Pat Donovan

No. 67
- Position: Offensive tackle

Personal information
- Born: July 1, 1953 (age 73) Helena, Montana, U.S.
- Listed height: 6 ft 5 in (1.96 m)
- Listed weight: 253 lb (115 kg)

Career information
- High school: Helena
- College: Stanford
- NFL draft: 1975: 4th round, 90th overall pick

Career history
- Dallas Cowboys (1975–1983);

Awards and highlights
- Super Bowl champion (XII); Second-team All-Pro (1981); 4× Pro Bowl (1978–1981); Consensus All-American (1974); First-team All-American (1973); 2× First-team All-Pac-8 (1973, 1974);

Career NFL statistics
- Games played: 129
- Games started: 103
- Stats at Pro Football Reference

= Pat Donovan =

American football player (born 1953)

Patrick Emery Donovan (born July 1, 1953) is an American former professional football player who was an offensive tackle for the Dallas Cowboys of the National Football League (NFL). He played college football for the Stanford Cardinal. Sports Illustrated named him the fourth greatest Montana athlete of the 20th century.

==Early life==
Donovan is considered to be one of the greatest athletes in the history of the state of Montana. While attending Class A Helena Central High School as a freshman and sophomore, he lettered in football, basketball and track and field, winning the state shot put title as a sophomore.

After Helena Central closed, Donovan attended Class AA Helena High School, continuing to excel in track and field at the Class AA level, winning the shot put and discus competitions at the state meet in both his junior and senior seasons. He also was fast enough to anchor the school's 880-yard relay team to a state championship as a senior. He graduated as the holder of three school records in the shot put, discus and Javelin competitions.

Donovan also led Helena to the state championship basketball final as a junior and senior, losing to Kalispell in 1970 and winning against Billings West in 1971. He was named all tournament both years.

He went on to earn All-State honors on both offense and defense in football, was an All-State basketball player and won six first place medals at state track meets. In 1994, he was inducted into the Montana High School Association Hall of Fame and the National High School Hall of Fame.

==College career==
Donovan received a football scholarship to play at Stanford University. He was named the right defensive end starter during his sophomore campaign and by the time he was a junior, he posted 109 tackles to lead his team and was named first-team All-American.

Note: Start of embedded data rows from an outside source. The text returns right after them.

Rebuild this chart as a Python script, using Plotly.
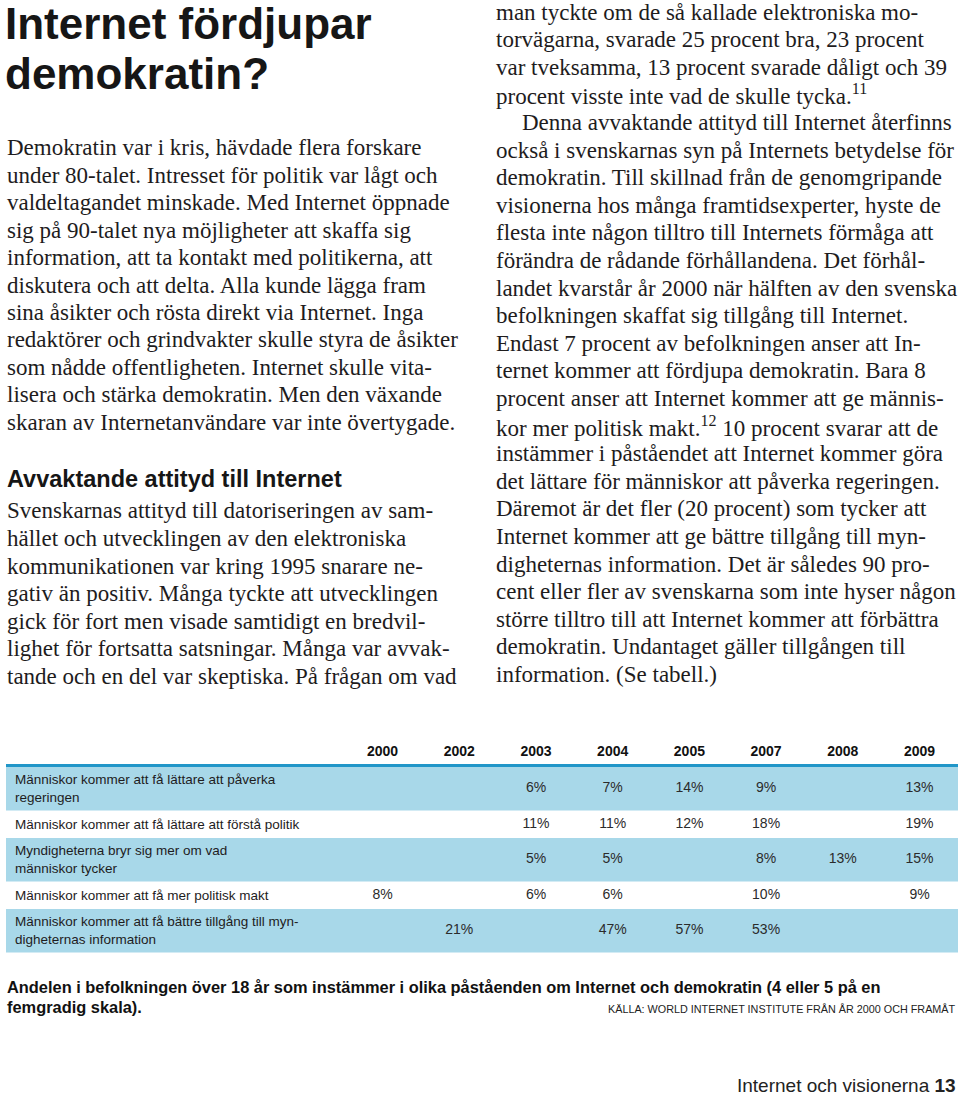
import plotly.graph_objects as go

# ---------------- data ----------------
years = ["2000", "2002", "2003", "2004", "2005", "2007", "2008", "2009"]
statements = [
    "Människor kommer att få lättare att påverka<br>regeringen",
    "Människor kommer att få lättare att förstå politik",
    "Myndigheterna bryr sig mer om vad<br>människor tycker",
    "Människor kommer att få mer politisk makt",
    "Människor kommer att få bättre tillgång till myn-<br>digheternas information",
]
paverka_regeringen = [None, None, 6, 7, 14, 9, None, 13]
forsta_politik = [None, None, 11, 11, 12, 18, None, 19]
myndigheterna_bryr_sig = [None, None, 5, 5, None, 8, 13, 15]
politisk_makt = [8, None, 6, 6, None, 10, None, 9]
tillgang_information = [None, 21, None, 47, 57, 53, None, None]
series = [paverka_regeringen, forsta_politik, myndigheterna_bryr_sig,
          politisk_makt, tillgang_information]

title_lines = ["Internet fördjupar", "demokratin?"]
left_para1 = [
    "Demokratin var i kris, hävdade flera forskare",
    "under 80-talet. Intresset för politik var lågt och",
    "valdeltagandet minskade. Med Internet öppnade",
    "sig på 90-talet nya möjligheter att skaffa sig",
    "information, att ta kontakt med politikerna, att",
    "diskutera och att delta. Alla kunde lägga fram",
    "sina åsikter och rösta direkt via Internet. Inga",
    "redaktörer och grindvakter skulle styra de åsikter",
    "som nådde offentligheten. Internet skulle vita-",
    "lisera och stärka demokratin. Men den växande",
    "skaran av Internetanvändare var inte övertygade.",
]
subheading = "Avvaktande attityd till Internet"
left_para2 = [
    "Svenskarnas attityd till datoriseringen av sam-",
    "hället och utvecklingen av den elektroniska",
    "kommunikationen var kring 1995 snarare ne-",
    "gativ än positiv. Många tyckte att utvecklingen",
    "gick för fort men visade samtidigt en bredvil-",
    "lighet för fortsatta satsningar. Många var avvak-",
    "tande och en del var skeptiska. På frågan om vad",
]
right_col = [
    "man tyckte om de så kallade elektroniska mo-",
    "torvägarna, svarade 25 procent bra, 23 procent",
    "var tveksamma, 13 procent svarade dåligt och 39",
    "procent visste inte vad de skulle tycka.<sup>11</sup>",
    "Denna avvaktande attityd till Internet återfinns",
    "också i svenskarnas syn på Internets betydelse för",
    "demokratin. Till skillnad från de genomgripande",
    "visionerna hos många framtidsexperter, hyste de",
    "flesta inte någon tilltro till Internets förmåga att",
    "förändra de rådande förhållandena. Det förhål-",
    "landet kvarstår år 2000 när hälften av den svenska",
    "befolkningen skaffat sig tillgång till Internet.",
    "Endast 7 procent av befolkningen anser att In-",
    "ternet kommer att fördjupa demokratin. Bara 8",
    "procent anser att Internet kommer att ge männis-",
    "kor mer politisk makt.<sup>12</sup> 10 procent svarar att de",
    "instämmer i påståendet att Internet kommer göra",
    "det lättare för människor att påverka regeringen.",
    "Däremot är det fler (20 procent) som tycker att",
    "Internet kommer att ge bättre tillgång till myn-",
    "digheternas information. Det är således 90 pro-",
    "cent eller fler av svenskarna som inte hyser någon",
    "större tilltro till att Internet kommer att förbättra",
    "demokratin. Undantaget gäller tillgången till",
    "information. (Se tabell.)",
]
caption_lines = [
    "Andelen i befolkningen över 18 år som instämmer i olika påståenden om Internet och demokratin (4 eller 5 på en",
    "femgradig skala).",
]
source_text = "KÄLLA: WORLD INTERNET INSTITUTE FRÅN ÅR 2000 OCH FRAMÅT"
footer_text = "Internet och visionerna <b>13</b>"

# ---------------- layout constants ----------------
W, H = 960, 1097
SANS = "Liberation Sans, Arial, sans-serif"
SERIF = "Liberation Serif, Times New Roman, serif"
INK = "#1e1c1d"
BAND = "#a8d8e9"
RULE = "#2196c8"

COL_FIRST_X = 382.6   # px centre of first year column
COL_STEP = 76.7       # px between year columns
HEADER_Y = 752
TABLE_TOP = 767
LINE_H = {1: 27.5, 2: 43.5}
TABLE_LEFT, TABLE_RIGHT = 6, 958


def px(x):
    return x / W


def py(y):
    return 1 - y / H


fig = go.Figure()
annotations = []
shapes = []

# ---------------- table ----------------
row_bounds = []
y = TABLE_TOP
for lab in statements:
    n = lab.count("<br>") + 1
    row_bounds.append((y, y + LINE_H[n]))
    y += LINE_H[n]

for i, (y0, y1) in enumerate(row_bounds):
    if i % 2 == 0:
        shapes.append(dict(type="rect", xref="paper", yref="y",
                           x0=px(TABLE_LEFT), x1=px(TABLE_RIGHT), y0=y0, y1=y1,
                           fillcolor=BAND, line=dict(width=0), layer="below"))
shapes.append(dict(type="line", xref="paper", yref="y",
                   x0=px(TABLE_LEFT), x1=px(TABLE_RIGHT),
                   y0=TABLE_TOP - 1.5, y1=TABLE_TOP - 1.5,
                   line=dict(color=RULE, width=3)))

# header years
fig.add_trace(go.Scatter(
    x=list(range(len(years))), y=[HEADER_Y] * len(years),
    mode="text", text=[f"<b>{yr}</b>" for yr in years],
    textfont=dict(family=SANS, size=14, color="#111111"),
    hoverinfo="skip", showlegend=False))

# values
vx, vy, vt = [], [], []
for (y0, y1), vals in zip(row_bounds, series):
    for j, v in enumerate(vals):
        if v is not None:
            vx.append(j)
            vy.append((y0 + y1) / 2)
            vt.append(f"{v}%")
fig.add_trace(go.Scatter(
    x=vx, y=vy, mode="text", text=vt,
    textfont=dict(family=SANS, size=14, color="#2b2b2b"),
    hoverinfo="skip", showlegend=False))

# row labels
for (y0, y1), lab in zip(row_bounds, statements):
    annotations.append(dict(
        x=px(13), y=(y0 + y1) / 2, xref="paper", yref="y",
        xanchor="left", yanchor="middle", align="left", showarrow=False,
        text=lab, font=dict(family=SANS, size=13.5, color=INK)))

# ---------------- page text ----------------
def add_line(text, x, y, family, size, color=INK, anchor="left"):
    annotations.append(dict(
        x=px(x), y=py(y), xref="paper", yref="paper",
        xanchor=anchor, yanchor="middle", align=anchor, showarrow=False,
        text=text, font=dict(family=family, size=size, color=color)))


for k, t in enumerate(title_lines):
    add_line(f"<b>{t}</b>", 3, 23 + k * 51, SANS, 44, "#161616")

BODY = 23
for k, t in enumerate(left_para1):
    add_line(t, 5, 148 + k * 27.4, SERIF, BODY)
add_line(f"<b>{subheading}</b>", 5, 479, SANS, 23.5, "#161616")
for k, t in enumerate(left_para2):
    add_line(t, 5, 511 + k * 27.5, SERIF, BODY)
for k, t in enumerate(right_col):
    xx = 520 if k == 4 else 494
    add_line(t, xx, 12 + k * 27.6, SERIF, BODY)

add_line(f"<b>{caption_lines[0]}</b>", 5, 987, SANS, 16.4, "#111111")
add_line(f"<b>{caption_lines[1]}</b>", 5, 1007, SANS, 16.4, "#111111")
add_line(source_text, 958, 1009, SANS, 10.8, "#222222", anchor="right")
add_line(footer_text, 958, 1085, SANS, 19, "#222222", anchor="right")

fig.update_layout(
    width=W, height=H,
    margin=dict(l=0, r=0, t=0, b=0),
    paper_bgcolor="white", plot_bgcolor="white",
    xaxis=dict(range=[-COL_FIRST_X / COL_STEP, (W - COL_FIRST_X) / COL_STEP],
               visible=False, fixedrange=True, domain=[0, 1]),
    yaxis=dict(range=[H, 0], visible=False, fixedrange=True, domain=[0, 1]),
    shapes=shapes, annotations=annotations,
)

fig.write_html(
    "out.html",
    config={"displayModeBar": False},
    post_script="document.body.style.margin='0';document.body.style.overflow='hidden';",
)
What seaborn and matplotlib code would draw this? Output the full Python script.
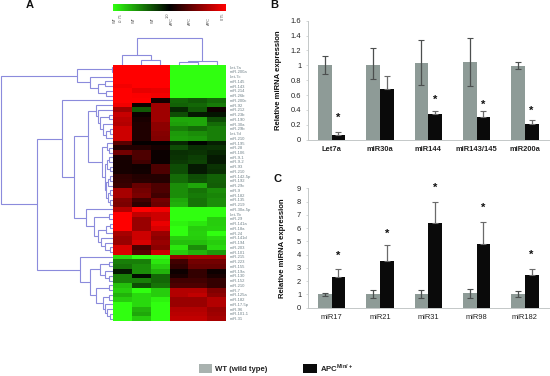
import numpy as np
import pandas as pd
import matplotlib
matplotlib.use("Agg")
import matplotlib.pyplot as plt
from matplotlib.colors import LinearSegmentedColormap
from matplotlib.patches import Patch
import seaborn as sns

sns.set_theme(style="white")
plt.rcParams["font.family"] = ["Liberation Sans", "DejaVu Sans"]
plt.rcParams["mathtext.fontset"] = "custom"
plt.rcParams["mathtext.bf"] = "Liberation Sans:bold"

W, H = 550, 376
fig = plt.figure(figsize=(W / 100, H / 100), dpi=100, facecolor="white")


def axpx(l, t, r, b):
    return fig.add_axes([l / W, 1 - b / H, (r - l) / W, (b - t) / H])


# ---------- heat map data ----------
columns = ["WT", "WT", "WT", "APC", "APC", "APC"]
row_labels = [
    "Let-7a", "miR-200a", "Let-7c", "miR-145", "miR-143", "miR-214", "miR-26b", "miR-200c", "miR-92",
    "miR-212", "miR-23b", "miR-190", "miR-30a", "miR-29b", "Let-7d", "miR-210", "miR-195", "miR-28",
    "miR-106", "miR-9-1", "miR-9-2", "miR-93", "miR-210", "miR-142-5p", "miR-192", "miR-29c", "miR-9",
    "miR-182", "miR-135", "miR-219", "miR-30a-5p", "Let-7b", "miR-29", "miR-141a", "miR-18a", "miR-24",
    "miR-141d", "miR-194", "miR-203", "miR-101", "miR-215", "miR-223", "miR-155", "miR-19a", "miR-130",
    "miR-152", "miR-210", "miR-7", "miR-125a", "miR-182", "miR-17-5p", "miR-96", "miR-101-1", "miR-31",
]
heat_values = [
    [1.00, 1.00, 1.00, -1.00, -1.00, -1.00],
    [1.00, 1.00, 1.00, -1.00, -1.00, -1.00],
    [1.00, 1.00, 1.00, -1.00, -1.00, -1.00],
    [1.00, 1.00, 1.00, -1.00, -1.00, -1.00],
    [0.95, 1.00, 1.00, -1.00, -1.00, -1.00],
    [1.00, 0.90, 0.92, -1.00, -1.00, -1.00],
    [1.00, 0.98, 0.95, -1.00, -1.00, -1.00],
    [1.00, 1.00, 0.08, -0.40, -0.35, -0.42],
    [0.95, 0.06, 0.62, -0.38, -0.40, -0.48],
    [0.62, -0.35, 0.62, -0.15, -0.35, 0.06],
    [0.78, 0.05, 0.62, -0.30, -0.10, -0.08],
    [0.72, 0.10, 0.62, -0.65, -0.65, -0.30],
    [0.70, 0.12, 0.55, -0.62, -0.65, -0.42],
    [0.80, 0.12, 0.55, -0.50, -0.42, -0.50],
    [0.80, 0.12, 0.52, -0.60, -0.55, -0.50],
    [0.80, 0.12, 0.50, -0.62, -0.60, -0.50],
    [0.35, 0.02, 0.02, -0.15, -0.02, -0.12],
    [0.14, 0.14, 0.08, -0.30, -0.18, -0.20],
    [0.45, 0.30, 0.04, -0.18, -0.20, -0.15],
    [0.10, 0.30, 0.04, -0.20, -0.25, -0.10],
    [0.08, 0.25, 0.04, -0.22, -0.26, -0.10],
    [0.08, 0.06, 0.30, -0.30, -0.10, -0.20],
    [0.08, 0.07, 0.30, -0.30, -0.10, -0.18],
    [0.18, 0.14, 0.14, -0.42, -0.30, -0.38],
    [0.20, 0.15, 0.14, -0.42, -0.32, -0.38],
    [0.22, 0.40, 0.30, -0.55, -0.65, -0.36],
    [0.65, 0.45, 0.30, -0.55, -0.45, -0.55],
    [0.65, 0.48, 0.25, -0.55, -0.48, -0.52],
    [0.50, 0.25, 0.45, -0.65, -0.45, -0.55],
    [0.48, 0.18, 0.42, -0.68, -0.45, -0.55],
    [0.70, 1.00, 0.95, -1.00, -1.00, -1.00],
    [1.00, 0.75, 0.80, -1.00, -1.00, -1.00],
    [1.00, 0.60, 0.80, -1.00, -1.00, -0.80],
    [1.00, 0.60, 0.92, -0.95, -0.90, -0.80],
    [1.00, 0.60, 0.85, -1.00, -0.80, -0.82],
    [0.65, 0.80, 0.60, -1.00, -0.82, -1.00],
    [0.60, 0.80, 0.55, -0.80, -0.80, -0.85],
    [0.60, 0.85, 0.60, -0.75, -0.75, -0.80],
    [0.85, 0.30, 0.55, -0.90, -0.55, -0.85],
    [0.85, 0.35, 0.80, -0.80, -0.70, -0.60],
    [-0.85, -1.00, -1.00, 0.60, 0.65, 0.65],
    [-0.50, -0.50, -0.90, 0.25, 0.45, 0.45],
    [-0.45, -0.55, -0.80, 0.20, 0.40, 0.40],
    [-0.10, -0.55, -0.70, 0.05, 0.20, 0.05],
    [-0.50, -0.05, -0.40, 0.10, 0.20, 0.10],
    [-0.50, -0.50, -0.40, 0.25, 0.25, 0.20],
    [-0.75, -0.30, -0.45, 0.30, 0.30, 0.20],
    [-0.80, -1.00, -0.80, 0.70, 0.70, 0.50],
    [-0.70, -0.85, -0.80, 0.70, 0.75, 0.55],
    [-0.80, -0.85, -0.95, 0.60, 0.60, 0.70],
    [-1.00, -0.85, -1.00, 0.60, 0.60, 0.70],
    [-1.00, -0.70, -1.00, 0.70, 0.70, 0.60],
    [-1.00, -0.65, -1.00, 0.72, 0.72, 0.62],
    [-1.00, -0.80, -1.00, 0.75, 0.75, 0.65],
]

# dendrogram merges: (height, child, child); leaves are row / column indices
tree_A = (36, (1, 0, 1), (23, 2, (15, (8, 3, 4), (7, 5, 6))))
tree_F1 = (17, 8, (15, 9, (13, (4, 10, 11), (10, 12, (7, (3, 13, 14), 15)))))
tree_F2 = (11, (6, 16, (4, 17, 18)), (8, (6, (4, 19, 20), (3, 21, 22)),
           (7, (5, (3, 23, 24), 25), (5, (3, 26, 27), (3, 28, 29)))))
tree_G = (27, 30, (19, (4, 31, 32), (15, (7, (3, 33, 34), 35), (12, 36, (8, 37, (3, 38, 39))))))
tree_E = (39, (25, tree_F1, tree_F2), tree_G)
tree_D = (33, 40, (23, (13, (4, 41, 42), (8, 43, (4, 44, 45))),
          (17, (4, 46, 47), (10, (4, 48, 49), (8, 50, (6, 51, (3, 52, 53)))))))
row_tree = (112, tree_A, (76, (51, 7, tree_E), tree_D))
col_tree = (27, (10, 0, (4.5, 1, 2)), (3.8, (2.6, 3, 4), 5))

# ---------- bar data ----------
genes_b = ["Let7a", "miR30a", "miR144", "miR143/145", "miR200a"]
wt_b = [1.00, 1.01, 1.03, 1.04, 0.99]
wt_b_low = [0.88, 0.81, 0.74, 0.72, 0.95]
wt_b_high = [1.13, 1.23, 1.34, 1.37, 1.05]
apc_b = [0.06, 0.68, 0.35, 0.30, 0.21]
apc_b_high = [0.10, 0.86, 0.39, 0.38, 0.26]
stars_b = [0.30, None, 0.53, 0.47, 0.385]

genes_c = ["miR17", "miR21", "miR31", "miR98", "miR182"]
wt_c = [1.00, 1.05, 1.03, 1.08, 1.04]
wt_c_low = [0.90, 0.75, 0.75, 0.70, 0.80]
wt_c_high = [1.10, 1.35, 1.33, 1.42, 1.28]
apc_c = [2.35, 3.55, 6.40, 4.78, 2.50]
apc_c_high = [2.88, 4.72, 8.00, 6.48, 2.88]
stars_c = [3.92, 5.55, 9.00, 7.50, 3.97]

GRAY = "#8e9b97"
BLACK = "#0a0a0a"
DENDRO = "#8b8bdc"
LABEL = "#6d7f86"
SPINE = "#c4c8c8"

# ---------- heat map ----------
cmap = LinearSegmentedColormap.from_list("gbr", ["#30ff10", "#000000", "#ff0000"])
heat_ax = axpx(113, 64.7, 226, 321)
cbar_ax = axpx(113, 4, 226, 11)
df = pd.DataFrame(heat_values, index=row_labels)
sns.heatmap(df, ax=heat_ax, cmap=cmap, vmin=-1, vmax=1, cbar_ax=cbar_ax,
            cbar_kws={"orientation": "horizontal"}, xticklabels=False, yticklabels=True)
heat_ax.yaxis.tick_right()
heat_ax.tick_params(axis="y", length=0, pad=2.5, labelsize=3, labelcolor=LABEL, labelrotation=0)

cbar_ax.set_xticks(np.linspace(-0.96, 0.70, 6))
cbar_ax.set_xticklabels(columns, rotation=90, fontsize=2.8, color="#555555")
cbar_ax.tick_params(axis="x", length=0, pad=4)
cbar_ax.text(-0.86, -0.25, "-0.75", rotation=90, ha="center", va="top", fontsize=2.8, color="#555555")
cbar_ax.text(-0.04, -0.25, "1.0", rotation=90, ha="center", va="top", fontsize=2.8, color="#555555")
cbar_ax.text(0.95, -0.25, "0.75", rotation=90, ha="center", va="top", fontsize=2.8, color="#555555")
for s in cbar_ax.spines.values():
    s.set_visible(False)


# ---------- dendrograms ----------
def draw_tree(ax, node, horizontal, offset):
    """Draw one merge tree; returns (leaf position, height)."""
    if not isinstance(node, tuple):
        return node + offset, 0
    h, a, b = node
    pa, ha = draw_tree(ax, a, horizontal, offset)
    pb, hb = draw_tree(ax, b, horizontal, offset)
    hs = [ha, h, h, hb]
    ps = [pa, pa, pb, pb]
    if horizontal:
        ax.plot(hs, ps, color=DENDRO, lw=0.8, solid_joinstyle="miter")
    else:
        ax.plot(ps, hs, color=DENDRO, lw=0.8, solid_joinstyle="miter")
    return (pa + pb) / 2, h


row_ax = axpx(0, 64.7, 113, 321)
row_ax.set_xlim(113, 0)
row_ax.set_ylim(54, 0)
draw_tree(row_ax, row_tree, True, 0.5)
row_ax.axis("off")

col_ax = axpx(113, 35, 226, 64.7)
col_ax.set_xlim(0, 6)
col_ax.set_ylim(0, 29.7)
draw_tree(col_ax, col_tree, False, 0.5)
col_ax.axis("off")


# ---------- bars ----------
def bars(ax, genes, wt, lows, highs, apc, apc_high, stars, ymax, ticks, ticklabels, bold_x, ypad):
    long = pd.DataFrame({
        "gene": genes * 2,
        "value": list(wt) + list(apc),
        "group": ["WT"] * len(genes) + ["APC"] * len(genes),
    })
    sns.barplot(data=long, x="gene", y="value", hue="group", ax=ax, order=genes,
                hue_order=["WT", "APC"], palette=[GRAY, BLACK], width=0.566, gap=0,
                dodge=True, errorbar=None, saturation=1, legend=False, linewidth=0)
    wt_bars, apc_bars = ax.containers[0], ax.containers[1]
    for i, (p, q) in enumerate(zip(wt_bars, apc_bars)):
        xw = p.get_x() + p.get_width() / 2
        xa = q.get_x() + q.get_width() / 2
        ax.errorbar(xw, wt[i], yerr=[[wt[i] - lows[i]], [highs[i] - wt[i]]], color="#4c4f4f",
                    lw=0.9, capsize=2, capthick=0.8)
        ax.errorbar(xa, apc[i], yerr=[[0], [apc_high[i] - apc[i]]], color="#6a6a6a",
                    lw=0.9, capsize=2, capthick=0.8)
        if stars[i] is not None:
            ax.text(xa, stars[i], "*", ha="center", va="center", fontsize=8,
                    fontweight="bold", color="#111111", clip_on=False)
    ax.set_xlim(-0.5, 4.5)
    ax.set_ylim(0, ymax)
    ax.set_yticks(ticks)
    ax.set_yticklabels(ticklabels)
    ax.set_xlabel("")
    ax.set_ylabel("Relative miRNA expression", fontsize=5.6, fontweight="bold", color="#111111", labelpad=ypad)
    ax.tick_params(axis="y", left=True, length=1.5, width=0.5, color=SPINE, labelsize=5.4,
                   labelcolor="#222222", pad=3)
    ax.tick_params(axis="x", length=0, labelsize=5.4, labelcolor="#222222", pad=4.5)
    if bold_x:
        for t in ax.get_xticklabels():
            t.set_fontweight("bold")
    sns.despine(ax=ax)
    for side in ("left", "bottom"):
        ax.spines[side].set_color(SPINE)
        ax.spines[side].set_linewidth(0.7)


ax_b = axpx(307.5, 20.7, 549, 139.7)
bars(ax_b, genes_b, wt_b, wt_b_low, wt_b_high, apc_b, apc_b_high, stars_b, 1.6,
     [0, 0.2, 0.4, 0.6, 0.8, 1, 1.2, 1.4, 1.6],
     ["0", "0.2", "0.4", "0.6", "0.8", "1", "1.2", "1.4", "1.6"], True, 6)

ax_c = axpx(307.5, 188.3, 549, 307.7)
bars(ax_c, genes_c, wt_c, wt_c_low, wt_c_high, apc_c, apc_c_high, stars_c, 9,
     list(range(10)), [str(v) for v in range(10)], False, 8)

# ---------- panel letters ----------
for letter, x, y in [("A", 30, 5), ("B", 274, 5), ("C", 277, 179)]:
    fig.text(x / W, 1 - y / H, letter, fontsize=8, fontweight="bold", ha="center", va="center", color="#111111")

# ---------- legend ----------
handles = [Patch(facecolor="#a9b2af", edgecolor="none"), Patch(facecolor=BLACK, edgecolor="none")]
leg = fig.legend(handles, ["WT (wild type)", r"APC$^{\mathbf{Min/+}}$"], ncol=2, frameon=False,
                 loc="center left", bbox_to_anchor=(199 / W, 1 - 367.5 / H), borderaxespad=0, borderpad=0,
                 handlelength=1.7, handleheight=1.3, handletextpad=0.4, columnspacing=4.6,
                 prop={"size": 5.6, "weight": "bold"})
for t in leg.get_texts():
    t.set_color("#222222")

fig.savefig("out.png", dpi=100, facecolor="white")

As a senior, he received Consensus All-American honors. He was inducted into the Stanford Athletic Hall of Fame and was also named to Stanford's All-Century football team.

==Professional career==
Donovan was selected by the Dallas Cowboys in the fourth round of the 1975 NFL draft as a defensive end. He was one of 12 rookies who made the team that year - hence the "Dirty Dozen" nickname for the Cowboys 1975 draft, that helped the team reach Super Bowl X.

In 1975, the Cowboys needed help at offensive tackle and like defensive tackle Blaine Nye a few years before him, he was switched to the offensive line three days into training camp. As a rookie, he gained more weight and saw action at both left and right tackle.

After being a reserve during his first two seasons, he took over the right tackle job in 1977 when Rayfield Wright went down with an injury, helping the team win Super Bowl XII.

In 1978, he moved to the left side after Ralph Neely retired and Rayfield Wright returned from injury. Donovan became one of the top offensive tackles in the NFL during the late 1970s and early 1980s and together with Herb Scott formed one of the best left-side tandems in the league.

During his time with the Cowboys, center John Fitzgerald nicknamed the Cowboys offensive line as the "Four Irishmen and a Scott", when it was formed by Donovan, Fitzgerald, Jim Cooper, Tom Rafferty and Herb Scott.

That group helped pave the way for Tony Dorsett's Hall of Fame rushing career. In the 1982 season, he helped blocked on Dorsett's record 99-yard touchdown run against the Minnesota Vikings.

Donovan was a catalyst on the Cowboys offensive line and a four-time Pro Bowl offensive lineman from 1979 to 1982. He remains one of just five offensive tackles in club history to make at least four Pro Bowls, joining Rayfield Wright (six), Flozell Adams (five), Erik Williams (four) and Tyron Smith (four).

He did not suffer any major injuries during his entire career, but at the end of the 1983 season, because of the accumulation of wear and tear, he ended up needing surgery to repair both shoulders and decided to retire. Donovan never missed a game in 9 seasons, played in 20 playoff contests, including six NFC Championships and three Super Bowls, earning a title ring in Super Bowl XII against the Denver Broncos.